La Guinée, terre d’histoire et de richesses culturelles, est aussi marquée par des fractures mémorielles profondes. De la période coloniale aux régimes successifs de post-indépendance, les violences, répressions et abus de pouvoir ont laissé des plaies vives dans la conscience collective du pays. Alors que certains appellent à une guerre de mémoire, une surenchère mémorielle visant à juger le passé avec les lunettes du présent, il est impératif pour la Guinée d’adopter une politique réfléchie d’évacuation responsable de ses traumatismes historiques. Car la guerre de mémoire, si elle n’est pas maîtrisée, pourrait enflammer les tensions et rendre plus difficile la construction d’une Guinée unie.
La mémoire, un terrain fragile
La mémoire collective guinéenne est un terrain sensible. Chaque période de son histoire, qu’il s’agisse de l’époque coloniale, des premières années de l’indépendance sous Sékou Touré, ou des régimes militaires successifs, est chargée de récits divergents.
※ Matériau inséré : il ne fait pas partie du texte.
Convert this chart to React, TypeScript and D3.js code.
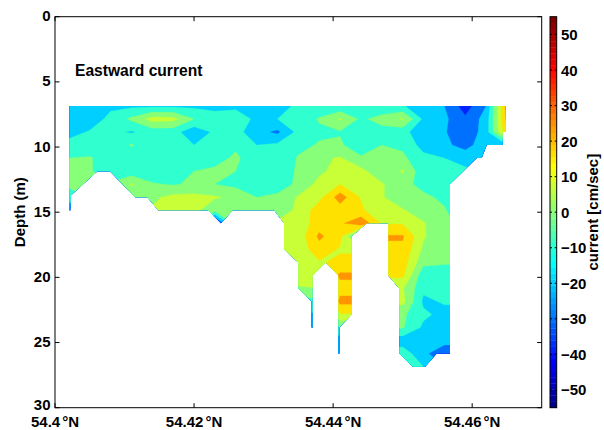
import React from 'react';
import * as d3 from 'd3';

// Grid of profile positions (latitude) and depth bins
const gridLat = [54.402, 54.405, 54.408, 54.411, 54.414, 54.417, 54.42, 54.423, 54.426, 54.429, 54.432,
  54.435, 54.438, 54.441, 54.444, 54.447, 54.45, 54.453, 54.456, 54.459, 54.462, 54.465];
const gridDepth = [6.85, 7.85, 8.85, 9.85, 10.85, 11.85, 12.85, 13.85, 14.85, 15.85, 16.85,
  17.85, 18.85, 19.85, 20.85, 21.85, 22.85, 23.85, 24.85, 25.85, 26.85];

// Eastward current (cm/s), one row per depth bin, one column per latitude
const eastward = [
  [-17, -19, -12, -12, -12, -12, -12, -12, -12, -12, -12, -9, -8, -8, -8, -8, -9, -17, -20, -35, -20, 35],
  [-17, -16, -7, 2, 14, 13, 0, -7, -5, -12, -10, -7, 1, 11, -2, 4, 11, -12, -18, -28, -16, 33],
  [-14, -9, -8, -11, -6, -6, -17, -8, -6, -17, -22, -7, -2, -1, -6, -4, -6, -18, -19, -28, -15, 28],
  [-6, -7, -7, 1, -8, -3, -10, -8, -2, -10, -8, -3, 1, 2, -9, 0, -2, -14, -17, -25, -12, -10],
  [0, 1, -6, -7, -7, -6, -2, -4, 2, -7, -8, 1, 8, 11, 2, 4, 2, -7, -10, -12, -12, -12],
  [2, 1, -6, -6, -7, -6, 0, 2, 0, -7, -8, 2, 8, 14, 13, 3, 11, -7, -8, -9, -10, -10],
  [2, 3, 1, 11, 1, -1, 2, 0, -3, -6, -7, 3, 13, 20, 17, 11, 3, -3, -7, -9, -9, -9],
  [-5, 1, 2, 2, 8, 13, 13, 11, 8, 0, 3, 11, 17, 35, 19, 11, 3, 2, -2, -8, -8, -8],
  [-20, 2, 2, 2, 11, 14, 13, 3, 4, 2, 2, 13, 25, 25, 22, 11, 11, 4, 1, -8, -8, -8],
  [-20, 2, 2, 2, 11, 14, 11, -40, 8, 3, 13, 14, 25, 28, 38, 19, 19, 11, 2, -3, -8, -8],
  [-20, 2, 2, 2, 11, 14, 11, 2, 8, 11, 13, 14, 32, 23, -15, 31, 31, 11, 3, 3, -8, -8],
  [-20, 2, 2, 2, 11, 14, 11, 2, 8, 11, 13, 14, 26, 19, 19, 28, 28, 8, 2, 2, -8, -8],
  [-20, 2, 2, 2, 11, 14, 11, 2, 8, 11, 13, 13, 19, 22, 22, 25, 25, 3, 1, 1, -8, -8],
  [-20, 2, 2, 2, 11, 14, 11, 2, 8, 11, 13, 19, 16, 32, 32, 22, 22, -7, -5, -5, -8, -8],
  [-20, 2, 2, 2, 11, 14, 11, 2, 8, 11, 4, 8, 10, 26, 26, 11, 11, -8, -7, -7, -8, -8],
  [-20, 2, 2, 2, 11, 14, 11, 2, 8, 11, 0, -4, -3, 33, 33, 13, 13, -12, -9, -9, -8, -8],
  [-20, 2, 2, 2, 11, 14, 11, 2, 8, 11, 0, -10, -12, 19, 19, 2, 2, -8, -13, -13, -8, -8],
  [-20, 2, 2, 2, 11, 14, 11, 2, 8, 11, 0, -10, -15, 0, 0, 1, 1, -12, -12, -12, -8, -8],
  [-20, 2, 2, 2, 11, 14, 11, 2, 8, 11, 0, -10, -15, -15, -10, -16, -16, -17, -17, -17, -8, -8],
  [-20, 2, 2, 2, 11, 14, 11, 2, 8, 11, 0, -10, -15, -15, -10, -4, -4, -18, -26, -26, -8, -8],
  [-20, 2, 2, 2, 11, 14, 11, 2, 8, 11, 0, -10, -15, -15, -10, -5, -5, -10, -20, -20, -8, -8],
];

// Outline of valid data (surface bin to deepest bin of each profile)
const maskLat = [54.40206, 54.46486, 54.46486, 54.46439, 54.46439, 54.46209, 54.46137, 54.46065, 54.45681,
  54.45681, 54.4549, 54.45322, 54.45145, 54.44952, 54.44952, 54.44794, 54.44794, 54.44483, 54.44267,
  54.44267, 54.44089, 54.44089, 54.44075, 54.44075, 54.43893, 54.43706, 54.43706, 54.43692, 54.43692,
  54.43499, 54.43499, 54.43294, 54.43294, 54.43154, 54.42556, 54.42387, 54.42201, 54.41486, 54.41327,
  54.41151, 54.40791, 54.40608, 54.4023, 54.4022, 54.40206];
const maskDepth = [6.85, 6.85, 8.85, 8.85, 9.85, 9.85, 10.85, 10.85, 12.85,
  25.85, 25.85, 26.85, 26.85, 25.85, 20.85, 19.85, 15.85, 15.85, 16.85,
  22.85, 23.85, 25.85, 25.85, 19.85, 18.85, 19.85, 23.85, 23.85, 21.85,
  20.85, 18.85, 17.85, 15.85, 14.85, 14.85, 15.85, 14.85, 14.85, 13.85,
  13.85, 11.85, 11.85, 13.7, 14.85, 14.85];

// Contour levels (lower bound of each filled band) and the band colours
const levels = [-60, -50, -40, -30, -20, -10, 0, 10, 20, 30, 40, 50];
const bandColors = ['#000096', '#0000dc', '#0020ff', '#0070ff', '#00cfff', '#30ffcf',
  '#87ff78', '#c8ff37', '#ffe100', '#ff9600', '#ff3c00', '#d20000'];

const xTicks = [54.4, 54.42, 54.44, 54.46];
const xTickLabels = ['54.4', '54.42', '54.44', '54.46'];
const yTicks = [0, 5, 10, 15, 20, 25, 30];
const cTicks = [-50, -40, -30, -20, -10, 0, 10, 20, 30, 40, 50];
const cRange = [-55, 55];

// MATLAB jet(64) for the colour bar
const jetU: number[] = [];
for (let i = 1; i <= 16; i++) jetU.push(i / 16);
for (let i = 0; i < 15; i++) jetU.push(1);
for (let i = 16; i >= 1; i--) jetU.push(i / 16);
function jet64(k: number) {
  const at = (idx: number) => (idx >= 1 && idx <= 47 ? jetU[idx - 1] : 0);
  return d3.rgb(at(k - 24) * 255, at(k - 8) * 255, at(k + 8) * 255).toString();
}

const FONT = '"Liberation Sans", Arial, Helvetica, sans-serif';

export default function App() {
  const W = 604, H = 430;
  const L = 55, R = 541.7, T = 16.7, B = 407.7;
  const cbL = 550, cbR = 556.7;
  const x = d3.scaleLinear().domain([54.4, 54.47]).range([L, R]);
  const y = d3.scaleLinear().domain([0, 30]).range([T, B]);
  const c = d3.scaleLinear().domain(cRange).range([B, T]);

  const nx = gridLat.length, ny = gridDepth.length;
  const gx = d3.scaleLinear().domain([0.5, nx - 0.5]).range([gridLat[0], gridLat[nx - 1]]);
  const gy = d3.scaleLinear().domain([0.5, ny - 0.5]).range([gridDepth[0], gridDepth[ny - 1]]);
  const values = eastward.flat();
  const contours = d3.contours().size([nx, ny]).thresholds(levels)(values);
  const proj = d3.geoTransform({
    point(px: number, py: number) {
      (this as any).stream.point(x(gx(px)), y(gy(py)));
    },
  });
  const path = d3.geoPath(proj);
  const colorOf = (v: number) => bandColors[Math.max(0, levels.indexOf(v))];

  const maskPts = maskLat.map((la, i) => [x(la), y(maskDepth[i])] as [number, number]);
  const maskPath = d3.line()(maskPts) + 'Z';

  const cmapSteps = d3.range(1, 65);
  const step = (cRange[1] - cRange[0]) / 64;
  const tickLen = 4.5;

  return (
    <svg width={W} height={H} style={{ position: 'absolute', left: 0, top: 0, background: '#fff' }}
      fontFamily={FONT} fontWeight="bold">
      <defs>
        <clipPath id="mask">
          <path d={maskPath} />
        </clipPath>
      </defs>
      <rect x={0} y={0} width={W} height={H} fill="#fff" />
      <g clipPath="url(#mask)">
        {contours.map((ct, i) => (
          <path key={i} d={path(ct as any) || ''} fill={colorOf(ct.value)} stroke={colorOf(ct.value)} strokeWidth={0.3} />
        ))}
      </g>
      {/* axes box */}
      <rect x={L} y={T} width={R - L} height={B - T} fill="none" stroke="#000" strokeWidth={1} />
      {xTicks.map((t, i) => (
        <g key={'x' + i}>
          <line x1={x(t)} x2={x(t)} y1={B} y2={B - tickLen} stroke="#000" />
          <line x1={x(t)} x2={x(t)} y1={T} y2={T + tickLen} stroke="#000" />
          <text x={x(t)} y={427} textAnchor="middle" fontSize={15}>
            {xTickLabels[i]}
            <tspan dx={2}>°</tspan>
            <tspan>N</tspan>
          </text>
        </g>
      ))}
      {yTicks.map((t, i) => (
        <g key={'y' + i}>
          <line x1={L} x2={L + tickLen} y1={y(t)} y2={y(t)} stroke="#000" />
          <line x1={R} x2={R - tickLen} y1={y(t)} y2={y(t)} stroke="#000" />
          <text x={50.5} y={y(t) + (t === 30 ? 2.5 : 4.5)} textAnchor="end" fontSize={15}>{t}</text>
        </g>
      ))}
      <text x={75} y={76} fontSize={15.6}>Eastward current</text>
      <text transform={`translate(25,${(T + B) / 2}) rotate(-90)`} textAnchor="middle" fontSize={15}>Depth (m)</text>

      {/* colorbar */}
      {cmapSteps.map((k) => (
        <rect key={'cb' + k} x={cbL} width={cbR - cbL}
          y={c(cRange[0] + k * step)} height={c(cRange[0] + (k - 1) * step) - c(cRange[0] + k * step) + 0.3}
          fill={jet64(k)} />
      ))}
      <rect x={cbL} y={T} width={cbR - cbL} height={B - T} fill="none" stroke="#000" strokeWidth={1} />
      {cTicks.map((t, i) => (
        <g key={'c' + i}>
          <line x1={cbR} x2={cbR - 2} y1={c(t)} y2={c(t)} stroke="#000" />
          <line x1={cbL} x2={cbL + 2} y1={c(t)} y2={c(t)} stroke="#000" />
          <text x={561} y={c(t) + 5.5} fontSize={15}>{t < 0 ? '\u2212' + Math.abs(t) : String(t)}</text>
        </g>
      ))}
      <text transform={`translate(598,${(T + B) / 2}) rotate(-90)`} textAnchor="middle" fontSize={15}>current [cm/sec]</text>
    </svg>
  );
}
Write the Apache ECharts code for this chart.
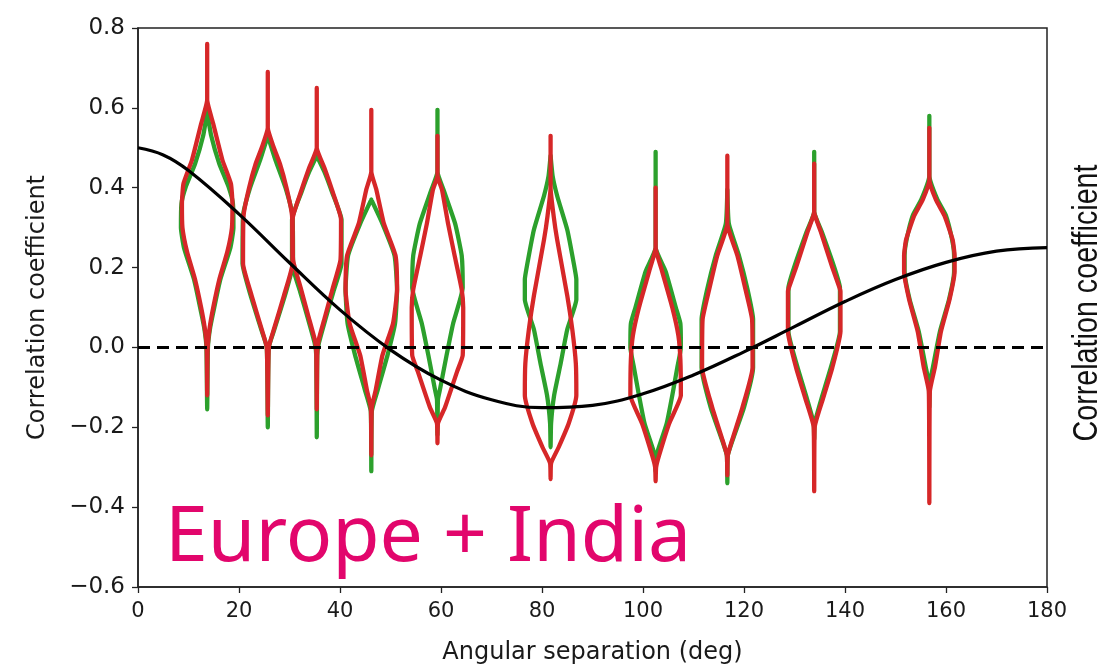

Ces récits, portés par des communautés ou des groupes politiques, sont souvent antagonistes. Pourtant, la Guinée ne peut se permettre de perpétuer la division en entretenant une vision manichéenne de son histoire.
Une guerre de mémoire risquerait de cristalliser des rancœurs et des rivalités qui, au lieu de guérir, envenimeront davantage les relations entre les différentes composantes de la société guinéenne. Les blessures laissées par la répression politique, les violences ethniques et les abus des différents régimes sont encore ouvertes, et il est tentant pour certains acteurs de politique politicienne de les exploiter pour servir des intérêts immédiats.
Évacuer les fractures mémorielles, mais de manière responsable
Plutôt que de raviver ces querelles mémorielles, il est crucial de mettre en place une politique d’évacuation responsable des fractures du passé. Une telle politique ne se contenterait pas de masquer ou d’effacer les souvenirs douloureux, mais elle permettrait d’offrir des cadres de dialogue, de réconciliation et de justice. Il s’agit d’une démarche active et volontaire de la part de l’État, des organisations civiles et des citoyens.
La Commission Vérité, Justice et Réconciliation mise en place dans certains pays est un modèle qui pourrait inspirer la Guinée. Elle permet de reconnaître les souffrances, de faire la lumière sur les événements tragiques tout en favorisant un apaisement collectif. Mais une telle commission, pour être efficace, doit être indépendante, inclusive et transparente. Elle doit être un lieu où toutes les voix, des plus puissantes aux plus vulnérables, peuvent être entendues sans crainte de représailles.
Éducation et transmission : des piliers pour l’avenir
Un autre aspect fondamental de cette politique d’évacuation mémorielle est l’éducation. Une révision des programmes scolaires qui inclurait un traitement honnête et équilibré de l’histoire guinéenne serait un outil puissant pour guérir les fractures. Il est important que les nouvelles générations comprennent l’histoire dans toute sa complexité, sans qu’elle soit réduite à un instrument de division. Les jeunes Guinéens doivent apprendre non seulement les événements marquants, mais aussi les leçons de tolérance, de résilience et de paix que l’histoire peut enseigner.
Vers une politique d’apaisement national
Enfin, il est essentiel de promouvoir des initiatives locales et nationales qui permettent de dépasser les logiques de confrontation. Le dialogue intercommunautaire, la création de lieux de mémoire partagés, et les initiatives culturelles peuvent aider à forger un avenir commun. La culture, en tant que vecteur d’unité et de réconciliation, doit jouer un rôle de premier plan dans ce processus. Des événements qui mettent en avant les diversités culturelles guinéennes tout en soulignant l’unité nationale peuvent être des instruments précieux pour apaiser les tensions mémorielles.
La Guinée, comme beaucoup d’autres nations, porte en elle des cicatrices profondes de son passé. Mais ce passé, s’il est confronté de manière intelligente et responsable, peut devenir un socle sur lequel bâtir une nouvelle société, plus juste et plus inclusive. La guerre de mémoire est une impasse ; la réconciliation, par une politique d’évacuation responsable des fractures mémorielles, est la voie vers la paix.
La Guinée a le potentiel de montrer au monde qu’un pays peut affronter son passé tout en construisant un avenir collectif et pacifié. Mais cela nécessitera du courage, de la volonté politique et une participation active de tous les acteurs de la société guinéenne. Ensemble, nous pouvons transformer les fractures en ponts et les mémoires douloureuses en leçons de résilience pour les générations à venir.